If a team finishes a 4-game season with a 3-1 record (3 wins, 1 loss), they have a winning percentage of 75%. But what is (was) the probability that they would win any one game? There are 4 ways that a team can win 3 and lose 1: WWWL, WWLW, WLWW, & LWWW. If P=probability of winning one game, then the probability of a 3-1 season is: 4 x (P^3) x (1-P) [For some reason, I can't get LaTeX to work] If P=0.75, that comes out to 0.421875. Of course, with a 75% probability of winning one game, there is also a 31.64 chance of finishing 4-0, a 21.1% chance of finishing 2-2, a 4.69% chance of finishing 1-3, and a 0.39% chance of finishing 0-4. Can I reverse engineer that formula and set it = 0.75: 4 x (P^3) x (1-P) = 0.75 Then P^3 - P^4 = 0.75/4 I don't know how to solve that for P or even if that would solve the problem.

\(P^{3} - P^{4}\) has a global maximum of \(27 / 256 \approx 0.1055\) (obtained with \(P = 3 / 4\)). That's less than \(3 / 16 = 0.1875\), so you won't be able to solve \(P^{3} - P^{4} = 3 / 16\) with a real value of \(P\). If it did have a solution, \(P^{4} - P^{3} + Q = 0\) is the problem of finding the roots of a quartic polynomial. It's possible to solve these analytically (see here for instance), but it usually isn't worth the trouble. As for TeX, the same tags still seem to work (this is the first time I'm using them since the software was updated), but I had to refresh the browser window and they didn't show properly when I was previewing the post.

After doing a little more research, it looks like this is a statistics problem. As I mentioned above, as long as the probability of winning one game is >0 and <1, there are 5 possible win-loss records in a 4-game season (assuming ties are not possible): 4-0, 3-1, 2-2, 1-3, and 0-4. Therefore, if all we know is that the team finished 3-1, we can't solve for a fixed P, because even a team with a P=.01 (1%) has a chance (0.0004%) of finishing 3-1. So I think I have to look into confidence intervals (ugh). I am even worse at statistics than at math in general. (sigh)
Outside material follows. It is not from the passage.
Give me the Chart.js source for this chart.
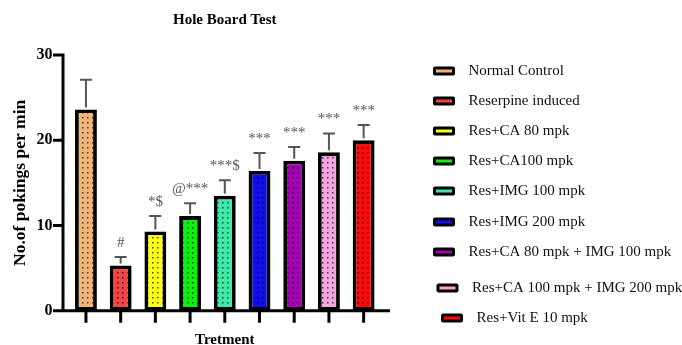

I think this is a malformed question. The original question refers to "the probability that they would win any one game" but then you appear to calculate the odds of actually winning ONLY one game. Does it not seem odd that a team winning MOST of its games would only stand a 42% chance of winning a particular one? If the team has a winning percentage of 75% then the odds of winning any particular game (without any more information) is 75%.

Ha-ha. Very likely. And it wouldn't be the first time. I think this is a malformed response. (Sorry, I couldn't resist.) I didn't say that the chance of winning one game is 42%. I said that the odds of finishing 3-1 is 42%. I don't think so. Suppose I have a collection of black boxes, each with a Play button and two lights: a Green "Win" light and a red "Lose" light. Each time I press the Play button, one of the lights lights up according to some internal probability between 0% and 100%. If I press the button 4 times on one box and get 3 green lights and 1 red one, I cannot conclude that the internal probability is 75%. It could be anything from just over 0% to just under 100%. No?

Agreed! But now you're talking about confidence intervals, as in, "the internal probability is X% with a confidence of Y%" and Y gets larger with more data. Like I said, 75% represents the most likely answer (i.e. highest confidence) when announcing the odds of winning a particular game. If you think this is a malformed response, it's possible that I misinterpreted what you wrote or didn't understand what you're after. Perhaps you could rephrase it? I can't imagine what YOU think 42% represents. If it's a given that the team won 3 games and lost 1, then there is a 25% chance that they lost any specific game. This should be obvious.